Our protagonist is caught up in a web of intrigue and danger. He must use his skills to get out in time to make his critical meeting. But, to complicate matters, he also has to deal with a lady who joined him on the train – and she is becoming rather ‘forward’. How forward will she get?
Perhaps our protagonist is also compelling because his innocent family gets caught up in his dilemma?
Oh, I will have to read more to find out!
Aha – the plot thickens! Well, so it should. I was once asked whether the plot for 3 WISE MEN was clear before I started writing, or did it grow as the word count increased? It is best to answer this in two ways:
- The two basic ideas were floating around in my mind for about 2 years.
- My wife and I visited locations in the south of France, but I did not start writing the book until we were taking the train from Nice to Paris a few days later. It may have been the sunshine, or the lovely swims in the Mediterranean that set the writing wheels in motion – or, it could have been the train wheels engaging with the writing cogs? Originally, I hoped to have the book largely written before embarking on the trip. This approach simply didn’t work for me. There are so many details that are needed for an authentic thriller, that I needed to see the main places firsthand. Here is one brief example of a cafe that we came across one day, but it was a Sunday and it was closed. So, we made a point of visiting it the next day, and it proved to be a great meeting place for Jak to catch up with an old teaching colleague of his. They both taught together at the University of Milan, which if the pinkish-red building on the left in this photo.

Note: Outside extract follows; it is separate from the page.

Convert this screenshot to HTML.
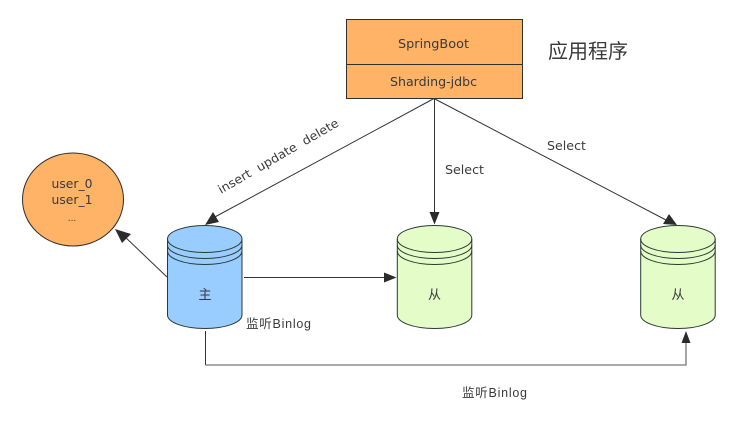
<!DOCTYPE html>
<html><head><meta charset="utf-8"><style>
html,body{margin:0;padding:0;background:#fff}
svg{display:block}
text{font-family:"Liberation Sans","Noto Sans CJK SC",sans-serif;font-size:12.5px;fill:#3a3a3a}
.d{font-family:"DejaVu Sans","Noto Sans CJK SC",sans-serif;font-size:12px}
</style></head><body>
<svg width="743" height="425" viewBox="0 0 743 425" xmlns="http://www.w3.org/2000/svg">
<defs>
<g id="cyl-lines" fill="none" stroke="#2b3a33" stroke-width="1">
<path d="M0 13.5V89.5C0 97 16.7 103 37.3 103S74.5 97 74.5 89.5V13.5"/>
<ellipse cx="37.25" cy="13.5" rx="37.25" ry="13.5"/>
<path d="M0 19.5C0 27 16.7 33 37.3 33S74.5 27 74.5 19.5"/>
<path d="M0 25.5C0 33 16.7 39 37.3 39S74.5 33 74.5 25.5"/>
</g>
</defs>
<rect x="346.5" y="19.5" width="176" height="79" fill="#ffb366" stroke="#33302b"/>
<line x1="346.5" y1="64.5" x2="522.5" y2="64.5" stroke="#33302b"/>
<text class="d" x="398" y="48" textLength="71" lengthAdjust="spacingAndGlyphs">SpringBoot</text>
<text class="d" x="390" y="86" textLength="87" lengthAdjust="spacingAndGlyphs">Sharding-jdbc</text>
<text x="548" y="58" style="font-size:20px" textLength="80">应用程序</text>

<ellipse cx="73" cy="199.5" rx="50.5" ry="46.5" fill="#ffb366" stroke="#33302b"/>
<text class="d" x="72" y="188" text-anchor="middle" textLength="41" lengthAdjust="spacingAndGlyphs">user_0</text>
<text class="d" x="72" y="204" text-anchor="middle" textLength="41" lengthAdjust="spacingAndGlyphs">user_1</text>
<text class="d" x="72" y="221" text-anchor="middle" style="font-size:9px">...</text>

<g transform="translate(167.5,225.5)"><path d="M0 13.5C0 6 16.7 0 37.3 0S74.5 6 74.5 13.5V89.5C74.5 97 58 103 37.3 103S0 97 0 89.5Z" fill="#99ccff"/><use href="#cyl-lines"/></g>
<g transform="translate(397.3,225.5)"><path d="M0 13.5C0 6 16.7 0 37.3 0S74.5 6 74.5 13.5V89.5C74.5 97 58 103 37.3 103S0 97 0 89.5Z" fill="#e3fcc8"/><use href="#cyl-lines"/></g>
<g transform="translate(640.7,225.5)"><path d="M0 13.5C0 6 16.7 0 37.3 0S74.5 6 74.5 13.5V89.5C74.5 97 58 103 37.3 103S0 97 0 89.5Z" fill="#e3fcc8"/><use href="#cyl-lines"/></g>
<text x="205" y="299" text-anchor="middle" style="font-size:13px">主</text>
<text x="434.5" y="299" text-anchor="middle" style="font-size:13px">从</text>
<text x="678" y="299" text-anchor="middle" style="font-size:13px">从</text>

<g fill="none" stroke="#333" stroke-width="1">
<line x1="434" y1="98.5" x2="213" y2="218"/>
<line x1="434.5" y1="98.5" x2="434.5" y2="214"/>
<line x1="434" y1="98.5" x2="666" y2="220"/>
<line x1="167" y1="277" x2="124" y2="236"/>
<line x1="244" y1="277.5" x2="388" y2="277.5"/>
<line x1="205.5" y1="331" x2="205.5" y2="365"/>
<path d="M205.5 365H686V342" stroke="#777" stroke-width="1.3"/>
</g>
<g fill="#2b2b2b">
<polygon points="205,225 213,212 219,222"/>
<polygon points="434.5,224.5 429.5,212 439.5,212"/>
<polygon points="677,225 663,224 669,214"/>
<polygon points="115,229 131,234 122,243"/>
<polygon points="396.5,277.5 384,272.5 384,282.5"/>
<polygon points="686,331 681.5,343 690.5,343"/>
</g>

<text class="d" transform="translate(221,194) rotate(-30)" x="0" y="0" textLength="137" lengthAdjust="spacingAndGlyphs" style="font-size:12px">insert&#160;&#160;update&#160;&#160;delete</text>
<text class="d" x="445" y="174" textLength="39" lengthAdjust="spacingAndGlyphs">Select</text>
<text class="d" x="547" y="150" textLength="39" lengthAdjust="spacingAndGlyphs">Select</text>
<text x="246" y="328" style="font-size:12.5px" textLength="65">监听Binlog</text>
<text x="462" y="397" style="font-size:12.5px" textLength="65">监听Binlog</text>
</svg>
</body></html>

[novel extract: “His favorite café – the Bar Arcibaldo – was just across the street from the university entrance, and Jak was delighted to enter and finally shake off the cold air. Not only was this a good place to relax, but it was also an opportunity to enjoy the company of fellow university students and lecturers who frequently gathered here between classes and at the end of their academic day.] Note: “Nun Te Pago” means “Not paid.”
- When faced with a “what do I write next?” scenario, I tended to wait a few days until the basic ideas flowed. This was usually in the morning. Once I had the next step in the plot worked out I would type furiously to get it all down. Sometimes, things happened that I had not expected in the plot. Hopefully, neither will the reader be expecting them!